Let’s start with the context. Since they started their affair, Adam and Jessa have expected Hannah to explode in horror when she discovered their relationship. “Oh, God,” Hannah imagines them thinking. “Hannah’s freaking out. She’s gonna kill a cat and she’s gonna nail it to our door. She’s going to cry so hard that all of Greenpoint fills with tears and it’s like fuckin’ Waterworld.”
But she doesn’t do that. Instead, she becomes increasingly polite. “I just spend all my time trying not to sink to their level, which is really hard,” Hannah explains to her mother early on in the episode. “When I saw them last, I said, ‘Good day, sirs and misses,’ like I was a fucking Newsy.”
This is not what either Jessa or Adam expected, and it hurts Jessa. “Last time we saw Hannah, she called me ‘miss’ and you ‘sir’. Didn’t that upset you?” In the Girls world, brutal honesty (to the point of direct meanness) is the foundation of intimacy; politeness (even friendliness) its cold opposite. This is even more exaggerated in Jessa and Hannah’s relationship. When Adam rails at Jessa “Hannah fucking hates you!”, she responds: “Welcome to having a friend, something you would know nothing about, you fucking dumbfuck goat-faced fuck!”
So Hannah goes to Adam’s place, and “deliver[s] a very nice and not at all cheap fruit basket to his door”. A fruit basket. Is there anything more passive-aggressive than a fruit basket sent to a dear friend? It’s something you might send your boss or your doctor or your mother-in-law, not your partner or your friend. It says “thank you”, “congratulations”, or “my sympathies”, but it does so at arm’s length.
For Hannah, it’s the opposite of unrestrained feeling, clear from her comparison between “whether I, you know, start a new nuclear missile crisis with my emotions, or just sit back and chill and give someone a fruit basket”.
It’s also ostentatious, a kind of performative generosity, the kind of gift that screams LOOK AT THIS NICE GIFT more than it offers anything substantial, thoughtful or individual. With the fruit basket, Hannah is both putting distance between herself and Adam and Jessa, and declaring her own kindness, actively performing a lack of bitterness, resentment or jealousy.
To the note itself. Hannah delivers it to Adam’s house, but it’s not specifically addressed to him. Is it intended for him, Jessa – or the pair of them as a couple? The vagueness here elides the specific, intimate relationships Hannah has built with each of them over many years.

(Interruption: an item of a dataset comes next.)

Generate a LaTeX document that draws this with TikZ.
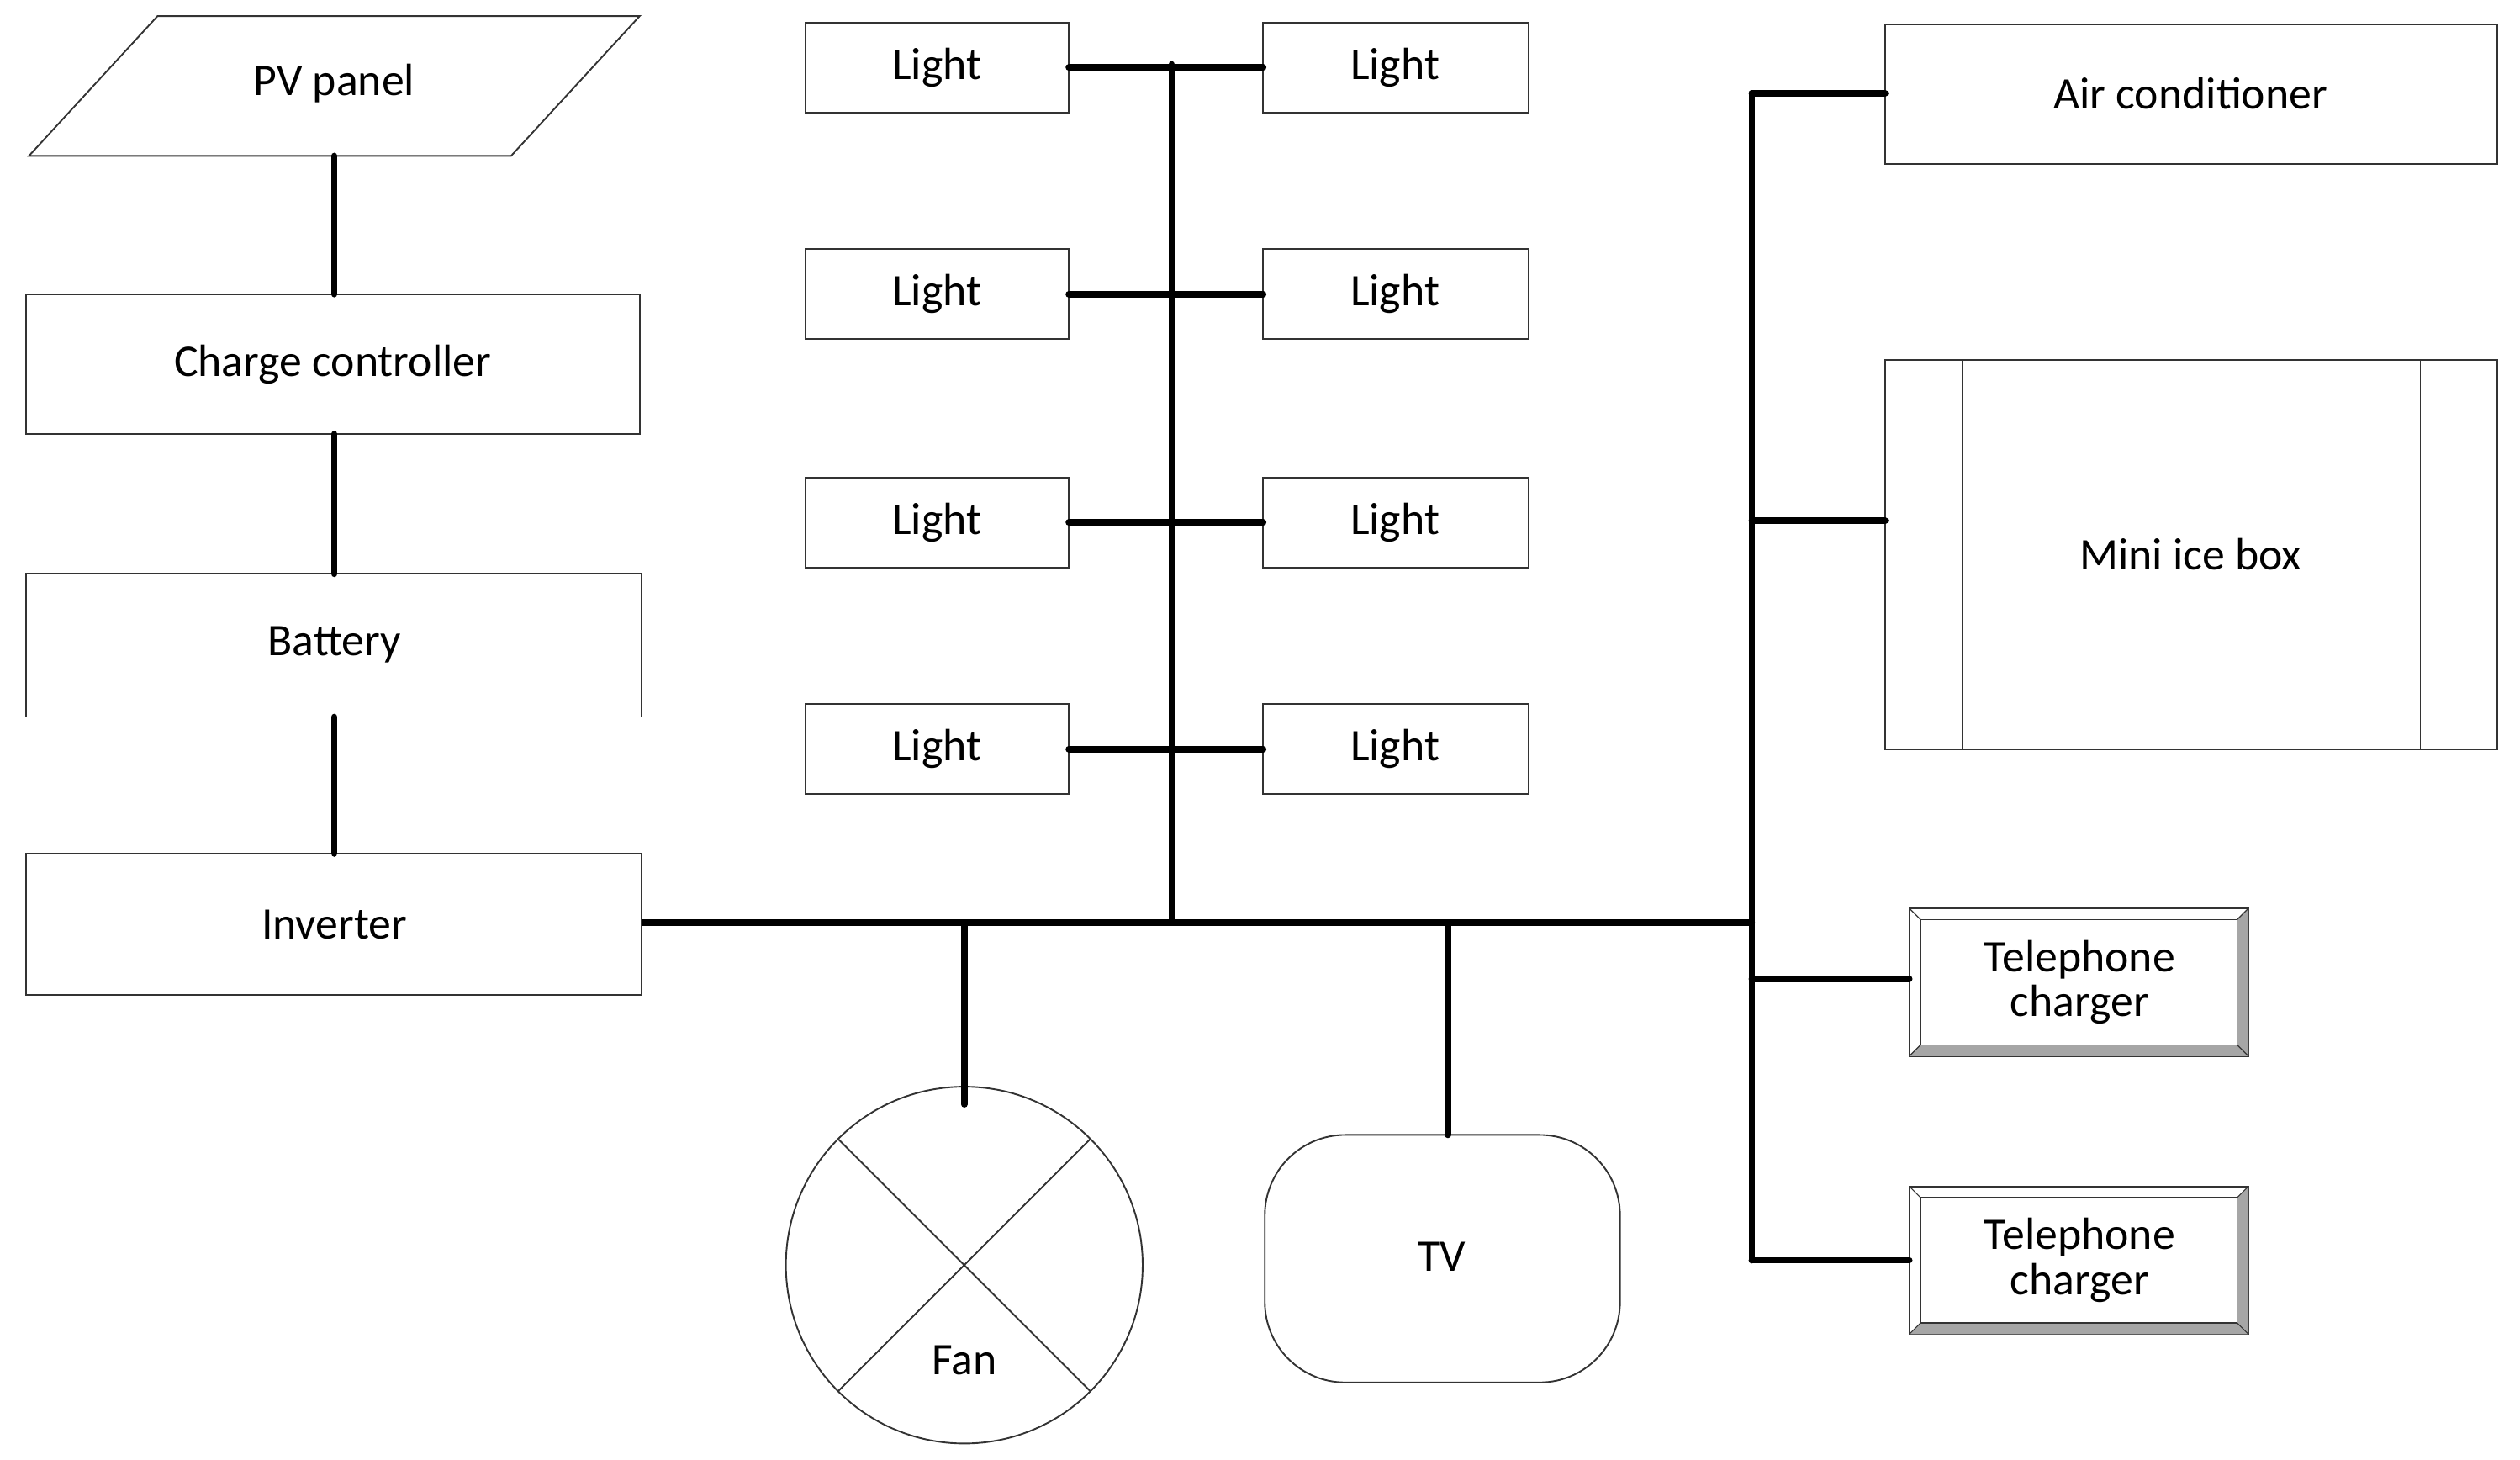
\documentclass[tikz,border=0pt]{standalone}
\usepackage{fontspec}
\setmainfont{Carlito}
\usetikzlibrary{shapes.geometric}
\begin{document}
\begin{tikzpicture}[x=0.5mm,y=-0.5mm,
  box/.style={draw=black!80,line width=0.5mm,fill=white},
  txt/.style={font=\fontsize{40}{44}\selectfont,align=center,inner sep=0},
  bus/.style={line width=2mm,line cap=round}]
\useasboundingbox (0,0) rectangle (1568,908);
% buses
\coordinate (vt) at (729,40); \coordinate (vb) at (729,574);
\coordinate (hl) at (399,574); \coordinate (hr) at (1090,574);
\coordinate (rt) at (1090,58); \coordinate (rb) at (1090,784);
\draw[bus] (vt)--(vb); \draw[bus] (hl)--(hr); \draw[bus] (rt)--(rb);
% left chain
\draw[box] (98,10)--(398,10)--(318,97)--(18,97)--cycle;
\node[txt] (pv) at (208,52) {PV panel};
\draw[box] (16,183) rectangle (398,270); \node[txt] (cc) at (207,227) {Charge controller};
\draw[box] (16,357) rectangle (399,446); \node[txt] (bat) at (208,401) {Battery};
\draw[box] (16,531) rectangle (399,619); \node[txt] (inv) at (208,575) {Inverter};
\coordinate (a1) at (208,97); \coordinate (a2) at (208,183);
\coordinate (a3) at (208,270); \coordinate (a4) at (208,357);
\coordinate (a5) at (208,446); \coordinate (a6) at (208,531);
\draw[bus] (a1)--(a2); \draw[bus] (a3)--(a4); \draw[bus] (a5)--(a6);
% lights
\foreach \i/\yt in {1/14,2/155,3/297,4/438}{
  \pgfmathsetmacro\yb{\yt+56}\pgfmathsetmacro\ym{\yt+28}
  \draw[box] (501,\yt) rectangle (665,\yb);
  \draw[box] (786,\yt) rectangle (951,\yb);
  \node[txt] (L\i) at (583,\ym) {Light};
  \node[txt] (R\i) at (868,\ym) {Light};
  \coordinate (lc\i) at (665,\ym); \coordinate (rc\i) at (786,\ym);
  \draw[bus] (lc\i)--(rc\i);
}
% right side
\draw[box] (1173,15) rectangle (1554,102); \node[txt] (ac) at (1363,58) {Air conditioner};
\draw[box] (1173,224) rectangle (1554,466);
\draw[black!80,line width=0.5mm] (1221,224)--(1221,466) (1506,224)--(1506,466);
\node[txt] (ice) at (1363,345) {Mini ice box};
\foreach \n/\yt in {t1/565,t2/738}{
  \pgfmathsetmacro\yb{\yt+92}
  \draw[box] (1188,\yt) rectangle (1399,\yb);
  \fill[black!35] (1188,\yb)--(1195,\yb-7)--(1392,\yb-7)--(1392,\yt+7)--(1399,\yt)--(1399,\yb)--cycle;
  \draw[black!80,line width=0.4mm] (1195,\yt+7) rectangle (1392,\yb-7);
  \draw[black!80,line width=0.3mm] (1188,\yt)--(1195,\yt+7) (1399,\yt)--(1392,\yt+7) (1188,\yb)--(1195,\yb-7) (1399,\yb)--(1392,\yb-7);
  \node[txt,font=\fontsize{40}{40}\selectfont] (\n) at (1294,\yt+46) {Telephone\\charger};
}
\coordinate (c1) at (1090,324); \coordinate (c1e) at (1173,324);
\coordinate (c2) at (1090,609); \coordinate (c2e) at (1188,609);
\coordinate (c3) at (1090,784); \coordinate (c3e) at (1188,784);
\coordinate (c0e) at (1173,58);
\draw[bus] (rt)--(c0e); \draw[bus] (c1)--(c1e); \draw[bus] (c2)--(c2e); \draw[bus] (c3)--(c3e);
% fan
\draw[box] (600,787) circle (111);
\draw[black!80,line width=0.5mm] (600,787) ++(45:111)--++(225:222) (600,787) ++(135:111)--++(315:222);
\node[txt] (fan) at (600,846) {Fan};
\coordinate (f1) at (600,574); \coordinate (f2) at (600,687);
\draw[bus] (f1)--(f2);
% TV
\draw[box,rounded corners=25mm] (787,706) rectangle (1008,860);
\node[txt] (tv) at (897,782) {TV};
\coordinate (t1) at (901,574); \coordinate (t2) at (901,706);
\draw[bus] (t1)--(t2);
\end{tikzpicture}
\end{document}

Instead of an address, the note simply begins, “Good luck.” A fairly standard, pleasant wish. But again, in the show’s context, this brand of self-conscious warmth comes off aloof and brisk. There are a whole bunch of passive-aggressive variants of “good luck”, not least in Girls. “Good luck with your hit album,” is Hannah’s sarcastic “fuck you” to Marnie when she refuses to pick her up two episodes previously (“Homeward Bound”). When Shoshanna and her ex Scott bump into each other in a Japanese restaurant in the same episode, she tells him he has a “sake gut”. He shoots back, “You know what? Have a great life. I hope everything works out for you. Good luck, Shosh.” She is infuriated. “Oh, no, no. Don’t you ‘good luck’ me. That is, like, the meanest thing that you could ever say to anybody.”
These bitter, sarcastic uses of the phrase are pointed because they also say, “I’m done. I’m out of your life.” But Hannah is keen to insist that there is no sarcasm to her “good luck”.
The note continues, “I mean that sincerely.” She genuinely wishes them the best, a fact further emphasised by the effort she’s made to write the note out by hand. (Fran says of his brother in the episode “Homeward Bound”, “He fucking handwrote a letter […] That’s how much he meant it!”)
But does that lessen the phrase’s potential to wound? Hannah clearly doesn’t mean it when she wishes Marnie “good luck” (any viewer knows they’ll be talking again soon, probably within the episode) so it can’t really hurt her. But if she really means what she says to Adam and Jessa, does that also make it a real farewell?
This plays on one of Jessa’s greatest fears. As she tells Adam, “Hannah is my dearest friend. She will always come first. We may not be talking right now, and I hope to God that that changes. So, you saying that she’s not in our lives anymore doesn’t work for me.” The formality of Hannah’s tone (the word “sincerely”, instead of something more colloquial, adds connotations of formal farewells due to its use in letter-writing) only sharpens the blade.
She signs off with “In perpetuity, Hannah”. Because, “That’s the fact, you know? I’m Hannah forever.” Again Hannah has picked up on one of Adam and Jessa’s greatest fears for their relationship. Jessa speaks in eternities when she talks of her relationship with Hannah: Hannah “always” comes first, and so she can “never” forgive Adam for coming between them. “We will never be done with her!” she screams at Adam. “We could die in the same bed and I will never forgive you.” Meanwhile, Adam yells that “Hannah is a c**t whether she’s around or not,” and that he’ll “run her over with [his] car” to try and get rid of her. Their fear for their relationship is that even if Hannah’s not present, she will always be there. In perpetuity.
So, even if it is meant as a farewell, the fruit basket reminds them of Hannah’s perpetual presence. The lack of address on the basket will also hint that Hannah actually was physically there, in their hallway, delivering the basket during their fight. “Hannah” is the only name on the note, speaking louder than Adam and Jessa’s own absent names. In the final shot we see of the couple, Hannah’s name seems to echo in the silence as they lie naked on the floor of Adam’s apartment, “Can’t Take My Eyes Off You” the ironically triumphant score, the fruit basket waiting undiscovered outside.
Leaving behind this marker of herself gives Hannah a sense of triumph, and the episode ends with a victorious freeze-frame like something out of Rocky or The Breakfast Club. She feels “free” because, as she explains, “when I showed up, I heard screaming and I heard my name and I heard madness”.
Her sense of satisfaction comes from their anger: her fear was that Adam and Jessa would be calm and happy, and she would be alone, weeping and screaming their names, but, to her delight, the opposite has happened. She feels like the one with the upper hand, with silent power over them, refusing to submit to their power over her. For me, this isn’t a sign of Hannah’s maturity. It’s simply a sign of her power, and her discovery of her ability to use it over others.